A evolução na suinocultura deu-se ano a ano através de intenso trabalho. Nos anos 80, empresas de outros países, com avanço genético muito superior às brasileiras, começaram a ver o Brasil como uma oportunidade e transformaram esse trabalho de melhoramento genético também em negócio em nosso país. Também houve a necessidade da indústria brasileira em buscar o desenvolvimento voltado para a produção de carne: mais carne, menos gordura.
A partir da década de 90, o trabalho de melhoramento genético começou a aperfeiçoar-se ainda mais. Esta evolução, muito significativa e rápida, veio para tornar a suinocultura uma atividade rentável ao criador de suínos. Uma evolução importante e necessária para atender a demanda dos consumidores, que cada vez mais pedia uma proteína animal com menores índices de gordura, menos colesterol, enfim, mais saudável.
Também neste período a suinocultura já visualizava a inserção no mercado internacional. Em torno do ano 2000, o Brasil passou a ser um importante exportador da proteína e, a partir de 2002, entrou definitivamente no mercado mundial de carne suína. Hoje, o país é o quarto maior produtor e quarto maior exportador mundial de carne suína e o Rio Grande do Sul classifica-se como segundo maior produtor e segundo maior exportador entre os Estados brasileiros, ficando atrás apenas de Santa Catarina. A suinocultura brasileira está, sim, entre as principais suinocultura do mundo.
Outro fator que vale ressaltar é a concentração da produção ao decorrer dos anos. Com a mudança e melhoria dos padrões de qualidade no que se refere à criação de suínos, os produtores precisaram se adaptar. Com isso, muitos desistiram da atividade suinícola. Alguns não tiveram condições de continuar na atividade e outros, simplesmente, não quiseram realizar todo um processo de melhorias, enfim, não avistaram vantagens nessa mudança. Também foi necessário alinhar a atividade suinícola às normas ambientais, sem exceções. A suinocultura está inserida no Conselho Nacional do Meio Ambiente como uma atividade licenciável e, desde 2005, a Associação de Criadores de Suínos do Rio Grande do Sul (ACSURS) dispõe um trabalho de assessoria técnica na área ambiental juntos aos associados.

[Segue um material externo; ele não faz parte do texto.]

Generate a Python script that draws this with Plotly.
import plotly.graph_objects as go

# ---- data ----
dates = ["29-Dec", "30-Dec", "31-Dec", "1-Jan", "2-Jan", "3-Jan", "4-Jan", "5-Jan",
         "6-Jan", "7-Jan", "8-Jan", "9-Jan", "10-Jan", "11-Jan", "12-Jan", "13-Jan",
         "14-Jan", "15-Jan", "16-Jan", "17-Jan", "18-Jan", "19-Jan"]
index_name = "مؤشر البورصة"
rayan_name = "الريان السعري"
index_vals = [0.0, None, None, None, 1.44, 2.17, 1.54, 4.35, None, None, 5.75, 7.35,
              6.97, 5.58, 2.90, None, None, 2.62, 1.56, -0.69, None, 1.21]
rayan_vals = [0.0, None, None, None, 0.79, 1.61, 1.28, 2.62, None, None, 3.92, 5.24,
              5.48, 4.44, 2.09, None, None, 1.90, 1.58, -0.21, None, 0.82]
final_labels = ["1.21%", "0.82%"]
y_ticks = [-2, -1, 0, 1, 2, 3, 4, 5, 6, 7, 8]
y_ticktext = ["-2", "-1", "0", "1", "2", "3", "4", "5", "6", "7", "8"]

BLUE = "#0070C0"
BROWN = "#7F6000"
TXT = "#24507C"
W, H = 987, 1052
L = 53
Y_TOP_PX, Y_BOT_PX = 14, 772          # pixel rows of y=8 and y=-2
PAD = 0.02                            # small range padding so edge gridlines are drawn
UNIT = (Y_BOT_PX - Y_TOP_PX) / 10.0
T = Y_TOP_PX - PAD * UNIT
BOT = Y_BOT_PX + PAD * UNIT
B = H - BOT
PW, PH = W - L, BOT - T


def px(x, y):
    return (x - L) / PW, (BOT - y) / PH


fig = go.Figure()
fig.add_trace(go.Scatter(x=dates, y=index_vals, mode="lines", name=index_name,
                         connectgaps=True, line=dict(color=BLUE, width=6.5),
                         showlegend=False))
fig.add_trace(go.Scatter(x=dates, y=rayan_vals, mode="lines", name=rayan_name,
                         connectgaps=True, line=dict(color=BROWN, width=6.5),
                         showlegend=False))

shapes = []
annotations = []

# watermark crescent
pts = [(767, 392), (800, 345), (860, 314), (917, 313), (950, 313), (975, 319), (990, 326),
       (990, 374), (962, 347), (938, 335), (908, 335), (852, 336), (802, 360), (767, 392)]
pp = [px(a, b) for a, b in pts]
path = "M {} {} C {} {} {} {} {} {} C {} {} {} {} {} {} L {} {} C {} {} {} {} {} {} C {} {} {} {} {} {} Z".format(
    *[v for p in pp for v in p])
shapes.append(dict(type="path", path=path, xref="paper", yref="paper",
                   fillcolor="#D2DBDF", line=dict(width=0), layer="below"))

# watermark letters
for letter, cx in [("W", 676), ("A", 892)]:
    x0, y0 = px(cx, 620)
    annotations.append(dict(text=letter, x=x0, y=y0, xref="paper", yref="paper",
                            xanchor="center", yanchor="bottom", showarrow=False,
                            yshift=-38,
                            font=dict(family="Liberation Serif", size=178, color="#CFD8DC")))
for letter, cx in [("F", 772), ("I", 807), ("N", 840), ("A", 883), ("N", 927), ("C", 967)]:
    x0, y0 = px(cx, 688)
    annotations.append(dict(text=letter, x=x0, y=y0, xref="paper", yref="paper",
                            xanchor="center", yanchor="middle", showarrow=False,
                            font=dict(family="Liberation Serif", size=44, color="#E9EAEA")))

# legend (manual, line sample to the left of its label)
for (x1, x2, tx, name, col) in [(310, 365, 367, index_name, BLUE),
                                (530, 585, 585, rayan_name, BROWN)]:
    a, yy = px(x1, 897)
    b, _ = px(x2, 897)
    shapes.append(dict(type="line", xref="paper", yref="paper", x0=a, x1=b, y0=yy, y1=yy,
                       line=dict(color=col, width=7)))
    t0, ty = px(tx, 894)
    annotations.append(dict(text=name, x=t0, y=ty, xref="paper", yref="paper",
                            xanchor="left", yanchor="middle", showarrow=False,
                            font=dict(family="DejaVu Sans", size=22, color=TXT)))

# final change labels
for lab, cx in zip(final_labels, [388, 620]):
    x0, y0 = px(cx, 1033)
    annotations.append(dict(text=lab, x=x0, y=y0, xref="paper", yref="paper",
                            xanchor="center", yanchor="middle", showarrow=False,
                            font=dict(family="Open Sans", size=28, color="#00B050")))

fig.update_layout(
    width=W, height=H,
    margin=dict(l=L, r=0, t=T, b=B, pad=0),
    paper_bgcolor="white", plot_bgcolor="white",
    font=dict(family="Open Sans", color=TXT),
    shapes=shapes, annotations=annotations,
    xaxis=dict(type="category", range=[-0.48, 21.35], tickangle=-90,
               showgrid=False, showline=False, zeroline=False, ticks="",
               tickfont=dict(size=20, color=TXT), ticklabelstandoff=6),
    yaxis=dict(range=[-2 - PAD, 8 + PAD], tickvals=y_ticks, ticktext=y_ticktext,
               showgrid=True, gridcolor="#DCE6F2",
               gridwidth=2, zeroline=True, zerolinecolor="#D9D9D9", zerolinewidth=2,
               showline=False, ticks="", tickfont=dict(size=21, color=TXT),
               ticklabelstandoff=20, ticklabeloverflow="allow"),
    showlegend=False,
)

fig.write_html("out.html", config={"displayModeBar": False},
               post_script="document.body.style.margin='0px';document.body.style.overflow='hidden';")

O número de suinocultores, que nas décadas de 80 e 90 girava em 70 mil, hoje é de 9 mil no Estado do Rio Grande do Sul. Uma importante mudança no que diz respeito ao aspecto social, bastante impactante no cenário gaúcho.
Com isso, também deu-se a profissionalização desses criadores, que tiveram que qualificar sua produção para tornar a atividade suinícola economicamente rentável. A partir dessa década, começou-se a trabalhar com o sistema de integração: cada frigorífico contava com produtores próprios que, através de contratos, deveriam garantir o abastecimento diário das plantas industriais. Todos os produtores mantinham em sua propriedade o ciclo completo de produção, que contempla desde o nascimento até a engorda dos animais. Com o aperfeiçoamento do sistema de integração, em 2000, a suinocultor contou com uma nova mudança na produção, com a opção do suinocultor em trabalhar com o ciclo completo de produção ou apenas uma parte do processo, fazendo com que o criador trabalhasse ainda mais focado em sua produção, oferecendo maior qualidade ao produto, que é a carne suína.

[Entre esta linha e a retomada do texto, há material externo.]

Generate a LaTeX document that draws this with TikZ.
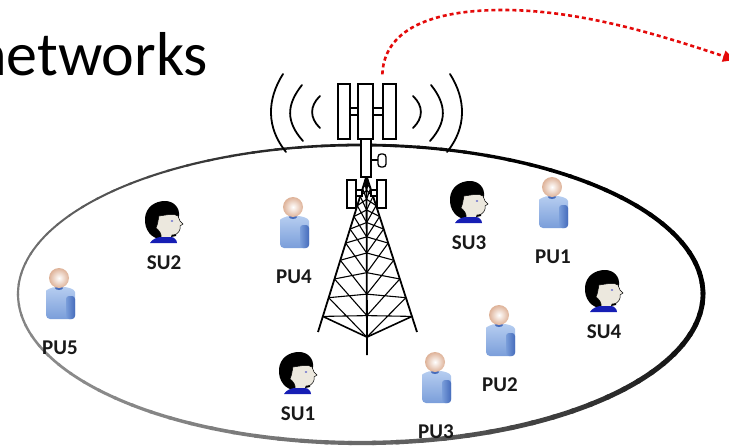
\documentclass[tikz,border=0pt]{standalone}
\usepackage{fontspec}
\setmainfont{Carlito}
\usetikzlibrary{calc,arrows.meta}

\definecolor{skin}{RGB}{236,232,222}
\definecolor{shirt}{RGB}{22,30,180}
\definecolor{pulight}{RGB}{182,205,240}
\definecolor{pumid}{RGB}{122,158,218}
\definecolor{pudark}{RGB}{70,108,188}
\definecolor{peach}{RGB}{222,178,152}
\definecolor{sigred}{RGB}{228,10,10}

\tikzset{
	panel/.style = {draw, fill=white, line width=1.3pt, inner sep=0pt},
	ulabel/.style = {font=\bfseries\fontsize{21}{22}\selectfont, text=black!90, inner sep=0pt},
	wave/.style = {line width=1.8pt, line cap=round},
	sigarrow/.style = {sigred, line width=2.6pt, dash pattern=on 4pt off 3pt,
		-{Triangle[length=12pt,width=11pt]}},
	% secondary user: head with black hair
	suicon/.pic = {
		\fill[black] (-3,17) .. controls (-12,17) and (-20,8) .. (-19,-4)
			.. controls (-18,-15) and (-9,-21) .. (1,-21)
			.. controls (10,-21) and (16,-14) .. (15,-6) -- (12,14) -- cycle;
		\filldraw[fill=skin, draw=black, line width=.5pt] (-5,-6)
			.. controls (3,-7) and (10,-9) .. (14,-6) -- (16,-1) -- (19,2) -- (16,4) -- (16,7)
			.. controls (15,11) and (12,13) .. (8,13) -- (7,16) -- (-3,16)
			.. controls (-2,12) and (-5,8) .. (-8,6) .. controls (-6,2) and (-6,-2) .. (-5,-6) -- cycle;
		\fill[shirt] (-14,21) .. controls (-12,17) and (-6,15) .. (-3,15) -- (7,15)
			.. controls (10,15) and (13,18) .. (13,21) -- cycle;
		\fill[shirt!70!white] (8,-1) ellipse (1.3 and .9);
	},
	% primary user: blue body, round head
	puicon/.pic = {
		\shade[top color=pulight, bottom color=pumid, rounded corners=4pt]
			(-13,41) -- (-13,17) .. controls (-13,12) and (-7,9) .. (1,9)
			.. controls (8,9) and (16,11) .. (16,18) -- (16,41) -- cycle;
		\shade[left color=pumid, right color=pudark, rounded corners=3pt] (7,18) rectangle (16,41);
		\fill[pudark] (0,10) ellipse (4 and 2);
		\shade[inner color=white, outer color=peach] (0,0) circle (10);
	}
}

\begin{document}
\begin{tikzpicture}[x=1pt, y=-1pt]
	\useasboundingbox (0,0) rectangle (729,447);
	\clip (0,0) rectangle (729,447);

	% coverage area, darker and thicker on the right
	\foreach \a in {0,4,...,356}{
		\pgfmathsetmacro\blk{min(100,75+25*cos(\a)+15*sin(\a))}
		\pgfmathsetmacro\lw{3.5+1.3*cos(\a)-0.8*sin(\a)}
		\draw[line width=\lw pt, black!\blk, line cap=round]
			plot[domain=\a:\a+4.5, samples=4] ({360.5+342.5*cos(\x)},{294-149*sin(\x)});
	}

	% radio waves around the antenna
	\foreach \s in {1,-1}{
		\begin{scope}[shift={(366.5,0)}, xscale=\s]
			\draw[wave] (-83.5,74) .. controls (-100,100) and (-100,128) .. (-80.5,152);
			\draw[wave] (-64.5,85) .. controls (-80.5,105) and (-80.5,122) .. (-63.5,141);
			\draw[wave] (-46.5,96) .. controls (-57,106) and (-57,118) .. (-46.5,128);
		\end{scope}
	}

	% lattice tower
	\coordinate (apex) at (366.5,176);
	\coordinate (lfoot) at (318,332);
	\coordinate (rfoot) at (417,332);
	\coordinate (cfoot) at (367,355);
	\draw[line width=1.8pt] (lfoot) -- (apex) -- (rfoot) (apex) -- (cfoot);
	\foreach \s/\t in {0/.04,.04/.08,.08/.13,.13/.19,.19/.26,.26/.34,.34/.43,.43/.54,.54/.66,.66/.78,.78/.9}{
		\draw[line width=1.1pt]
			($(apex)!\s!(lfoot)$) -- ($(apex)!\t!(cfoot)$)
			($(apex)!\s!(cfoot)$) -- ($(apex)!\t!(lfoot)$)
			($(apex)!\s!(rfoot)$) -- ($(apex)!\t!(cfoot)$)
			($(apex)!\s!(cfoot)$) -- ($(apex)!\t!(rfoot)$);
	}
	\draw[line width=1.6pt] ($(apex)!.9!(lfoot)$) -- ($(apex)!.9!(cfoot)$) -- ($(apex)!.9!(rfoot)$);

	% mast, dish and lower panels
	\draw[panel] (361,139) rectangle (371,177);
	\draw[panel] (371,160) -- (378,160);
	\draw[panel, rounded corners=3pt] (378,154) rectangle (386,167);
	\draw[panel] (356,190) rectangle (362,196);
	\draw[panel] (371,190) rectangle (377,196);
	\node[panel, minimum width=9pt, minimum height=28pt] (ll) at (351.5,194) {};
	\node[panel, minimum width=9pt, minimum height=28pt] (lr) at (381.5,194) {};

	% antenna panels
	\draw[panel] (350,108) rectangle (358,115);
	\draw[panel] (373,108) rectangle (383,115);
	\node[panel, minimum width=12pt, minimum height=55pt] (pl) at (344,111.5) {};
	\node[panel, minimum width=15pt, minimum height=55pt] (pm) at (365.5,111.5) {};
	\node[panel, minimum width=13pt, minimum height=55pt] (pr) at (389.5,111.5) {};

	% users
	\foreach \n/\t/\x/\y in {su1/SU1/298/414, su2/SU2/164/263, su3/SU3/469/243, su4/SU4/604/332,
		pu1/PU1/553/257, pu2/PU2/500/385, pu3/PU3/436/432, pu4/PU4/294/277, pu5/PU5/60/348}
		\node[ulabel] (\n) at (\x,\y) {\t};
	\foreach \n in {su1,su2,su3,su4}
		\pic at ($(\n)+(0,-41)$) {suicon};
	\foreach \n in {pu1,pu2,pu3,pu4,pu5}
		\pic at ($(\n)+(-1,-70)$) {puicon};

	% link to the next part
	\coordinate (sink) at (735,60);
	\draw[sigarrow] ([yshift=9pt]pr.north west) .. controls (384,30) and (430,10) .. (503,10)
		.. controls (580,10) and (660,35) .. (sink);

	\node[font=\fontsize{62}{70}\selectfont, anchor=base west, inner sep=0pt] (title) at (-26,75) {networks};
\end{tikzpicture}
\end{document}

Hoje, a suinocultura brasileira caracteriza-se como sendo 90% de produção integrada. Com isso, busca-se a regulamentação do Sistema de Integração através do Projeto de Lei 330/2011, da senadora Ana Amélia Lemos, que estabelece direitos e deveres para produtores rurais e agroindústrias em contratos de parceria de produção integrada. Aprovado em dezembro do ano passado na Comissão de Constituição, Justiça e Cidadania (CCJ) do Senado Federal, agora a proposta segue para análise da Comissão de Agricultura e Reforma Agrária (CRA), onde será votada em decisão terminativa. Este será um marco para a suinocultura, pois fazer valer esta “Lei da Integração” está sendo um desafio trabalhado diariamente pelas entidades que atuam em defesa do suinocultor.

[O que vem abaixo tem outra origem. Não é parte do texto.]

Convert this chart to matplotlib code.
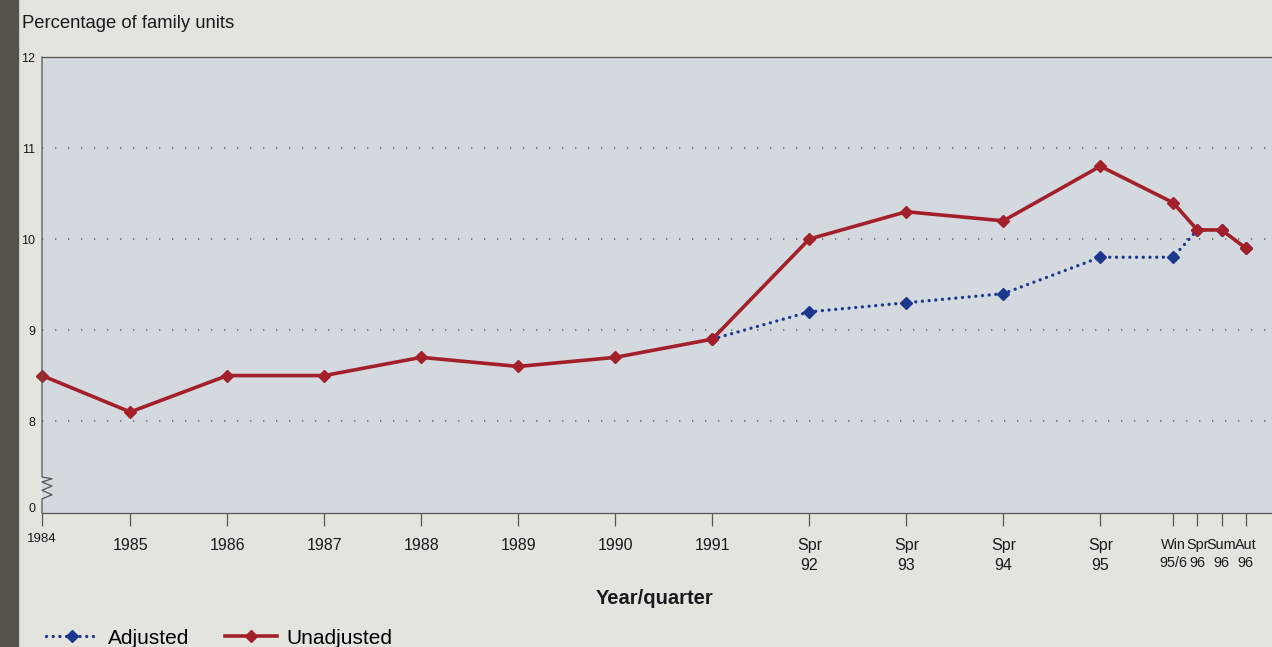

Também desafio – atualmente o maior deles – é conquistar e manter novos mercados, tanto o externo quanto o interno. No Brasil, o consumo de carne suína por pessoa é de 15 quilos ao ano, enquanto que na Europa a média passa dos 40 quilos. O consumo da carne suína ainda é cercado de muitos mitos, tabus e preconceito. No Rio Grande do Sul, a ACSURS trabalha em parceria com a ABCS, através do Programa Nacional de Desenvolvimento da Suinocultura (PNDS), com o objetivo de aumentar o consumo da proteína em ações que são desenvolvidas em todo o País.
Quanto ao mercado externo, como citado anteriormente, nos últimos 12 anos o Brasil participa com uma quantidade média de 550 mil toneladas ao ano em exportação. O mercado externo é um desafio e o Brasil conta com uma fatia desse mercado, no entanto, ele precisa ser cuidado diariamente, pois muitos outros países também buscam o mesmo. Temos exigências a serem cumpridas, mesmo sabendo que hoje a suinocultura brasileira e gaúcha atende aos requisitos que a suinocultura europeia e americana tem; não perdemos em nada no que diz respeito a qualidade e genética, nutrição e sanidade, entre outros aspectos, porém, o desafio é muito maior.
Entre conquistas e desafios, do “porco banha” ao título de quarto maior produtor e quarto maior exportador de carne suína, ainda há muito a ser feito. A suinocultura brasileira – e a gaúcha – tem esse potencial. Precisamos transformá-la em uma atividade rentável, com lucros ao suinocultor.
Valdecir Folador, presidente da ACSURS.